Anlaşılan odur ki, İslam dini, çalıştırdığı kişileri ezen, onların hak ve hukukunu ihlâl eden bir işvereni tasvip etmediği gibi; işvereniyle iyi geçinmeyen, yaptığı işin gereklerini yerine getirmeyen çalışanı da tasvip etmez. İslam’ın istediği; çalışanın ücretini tam ve zamanında ödeyen ve işçisine sevgiyle yaklaşan bir işveren; aldığı ücreti hak etmek için çalışan ve işini en güzel ve kaliteli bir şekilde yapan işçidir.

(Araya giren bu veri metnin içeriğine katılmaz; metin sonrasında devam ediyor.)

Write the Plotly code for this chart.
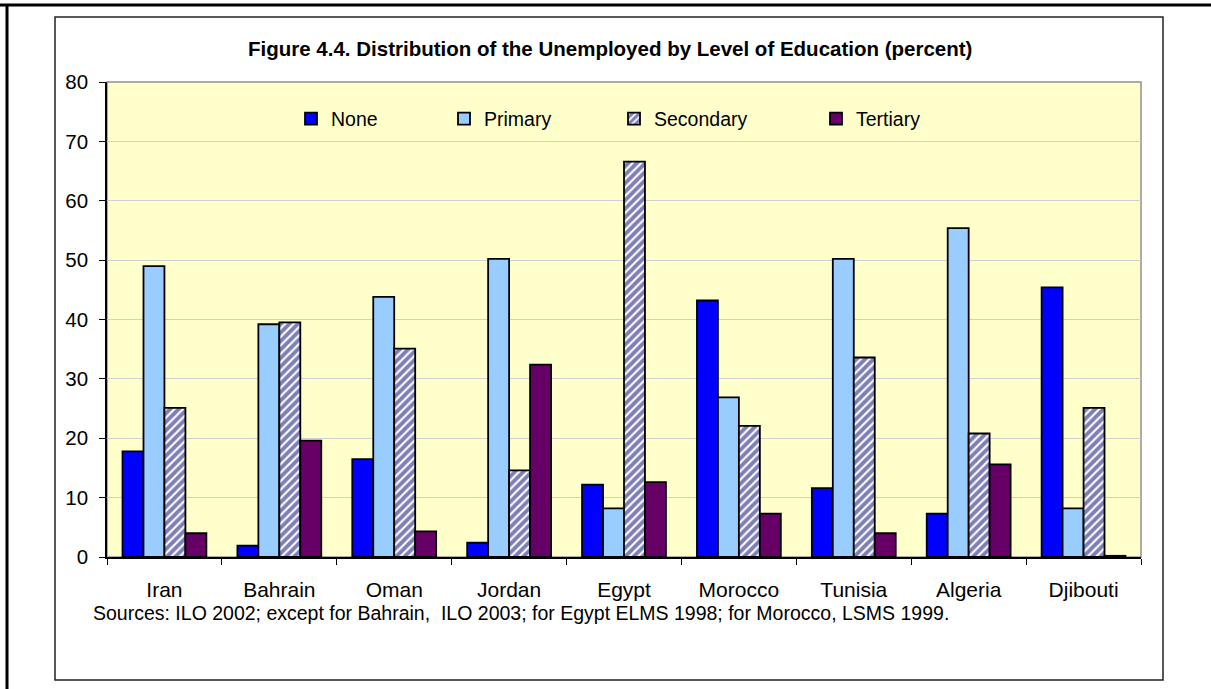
import plotly.graph_objects as go

countries = ["Iran", "Bahrain", "Oman", "Jordan", "Egypt", "Morocco", "Tunisia", "Algeria", "Djibouti"]
none_vals = [17.8, 1.9, 16.5, 2.4, 12.2, 43.2, 11.6, 7.3, 45.4]
primary_vals = [49.0, 39.2, 43.8, 50.2, 8.2, 26.9, 50.2, 55.4, 8.2]
secondary_vals = [25.1, 39.5, 35.1, 14.6, 66.6, 22.1, 33.6, 20.8, 25.1]
tertiary_vals = [4.0, 19.6, 4.3, 32.4, 12.6, 7.3, 4.0, 15.6, 0.2]

title_text = "Figure 4.4. Distribution of the Unemployed by Level of Education (percent)"
source_text = "Sources: ILO 2002; except for Bahrain,  ILO 2003; for Egypt ELMS 1998; for Morocco, LSMS 1999."

W, H = 1211, 689
L, R, T, B = 107, 1141, 82, 557  # plot area in pixels
pw, ph = R - L, B - T


def px(x):
    return (x - L) / pw


def py(y):
    return (B - y) / ph


FONT = "Liberation Sans, Arial, sans-serif"
line = dict(color="black", width=1.8)

fig = go.Figure()
fig.add_trace(go.Bar(name="None", x=countries, y=none_vals,
                     marker=dict(color="#0000FF", line=line), legend="legend"))
fig.add_trace(go.Bar(name="Primary", x=countries, y=primary_vals,
                     marker=dict(color="#99CCFF", line=line), legend="legend2"))
fig.add_trace(go.Bar(name="Secondary", x=countries, y=secondary_vals,
                     marker=dict(color="white", line=line,
                                 pattern=dict(shape="/", fgcolor="#000070", bgcolor="white",
                                              size=6, solidity=0.65)),
                     legend="legend3"))
fig.add_trace(go.Bar(name="Tertiary", x=countries, y=tertiary_vals,
                     marker=dict(color="#660066", line=line), legend="legend4"))

leg_common = dict(orientation="h", xanchor="left", yanchor="middle",
                  bgcolor="rgba(0,0,0,0)", borderwidth=0,
                  font=dict(family=FONT, size=19.5, color="black"),
                  itemwidth=30)
legend_px = [291, 444, 614, 816]
for i, key in enumerate(["legend", "legend2", "legend3", "legend4"]):
    fig.update_layout(**{key: dict(x=px(legend_px[i]), y=py(119), **leg_common)})

shapes = [
    # outer frame (top and left edges)
    dict(type="line", xref="paper", yref="paper", x0=px(0), x1=px(W), y0=py(5), y1=py(5),
         line=dict(color="black", width=3)),
    dict(type="line", xref="paper", yref="paper", x0=px(7), x1=px(7), y0=py(5), y1=py(H),
         line=dict(color="black", width=3)),
    # inner chart border
    dict(type="rect", xref="paper", yref="paper", x0=px(55), x1=px(1163), y0=py(17), y1=py(680),
         line=dict(color="#222222", width=1.5), layer="below"),
    # plot area border
    dict(type="rect", xref="paper", yref="paper", x0=0, x1=1, y0=0, y1=1,
         line=dict(color="#909090", width=1.5), layer="below"),
]

annotations = [
    dict(text="<b>" + title_text + "</b>", xref="paper", yref="paper",
         x=px(610), y=py(48), xanchor="center", yanchor="middle", showarrow=False,
         font=dict(family=FONT, size=20.5, color="black")),
    dict(text=source_text, xref="paper", yref="paper",
         x=px(91), y=py(613), xanchor="left", yanchor="middle", showarrow=False,
         font=dict(family=FONT, size=19.5, color="black")),
]

fig.update_layout(
    width=W, height=H,
    margin=dict(l=L, r=W - R, t=T, b=H - B, autoexpand=False),
    paper_bgcolor="white",
    plot_bgcolor="#FFFFCC",
    barmode="group",
    bargap=0.27,
    bargroupgap=0.0,
    showlegend=True,
    shapes=shapes,
    annotations=annotations,
    font=dict(family=FONT, color="black"),
    xaxis=dict(
        type="category", tickson="boundaries", ticks="outside", ticklen=6,
        tickcolor="black", tickwidth=1, showline=True, linecolor="black", linewidth=1.5,
        showgrid=False, tickfont=dict(family=FONT, size=21, color="black"),
        ticklabelstandoff=13,
    ),
    yaxis=dict(
        range=[0, 80], dtick=10, ticks="outside", ticklen=6, tickcolor="black",
        showline=True, linecolor="black", linewidth=1.5,
        showgrid=True, gridcolor="#D0D0D0", gridwidth=1,
        tickfont=dict(family=FONT, size=20.5, color="black"),
        ticklabelstandoff=7, zeroline=False,
    ),
)

fig.write_html("out.html", config={"displayModeBar": False},
               post_script="document.body.style.margin='0';")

Son olarak şunu da belirtilelim ki, işçi-işveren ilişkileri, insan ilişkilerinden; işçi hakları da insan haklarından bağımsız değildir. Zira İslam’ın genel ilke ve amaçları, gelir ve nimetlerin olduğu kadar, meşakkat ve sıkıntıların da birlikte ve adil bir şekilde paylaşılmasını öngörür. Öte yandan işçi-işveren, çalışan-çalıştıran ilişkilerinin adalet, hakkaniyet ve kardeşlik hukuku ekseninde seyretmesi, yalnızca hukuk kuralları ve yaptırımlarıyla sağlanabilecek basit bir konu da değildir. Hukuki ilişkilerin dinî ve ahlaki sağlam bir temele dayanması, bu temel üzerinden gelişmesi, dinin bir bütün hâlinde kişilerin vicdanlarını ve hayatlarını kuşatması; böylece toplumda hak, hukuk ve adalet ölçüsünün ve farkındalığının oluşması gerekir.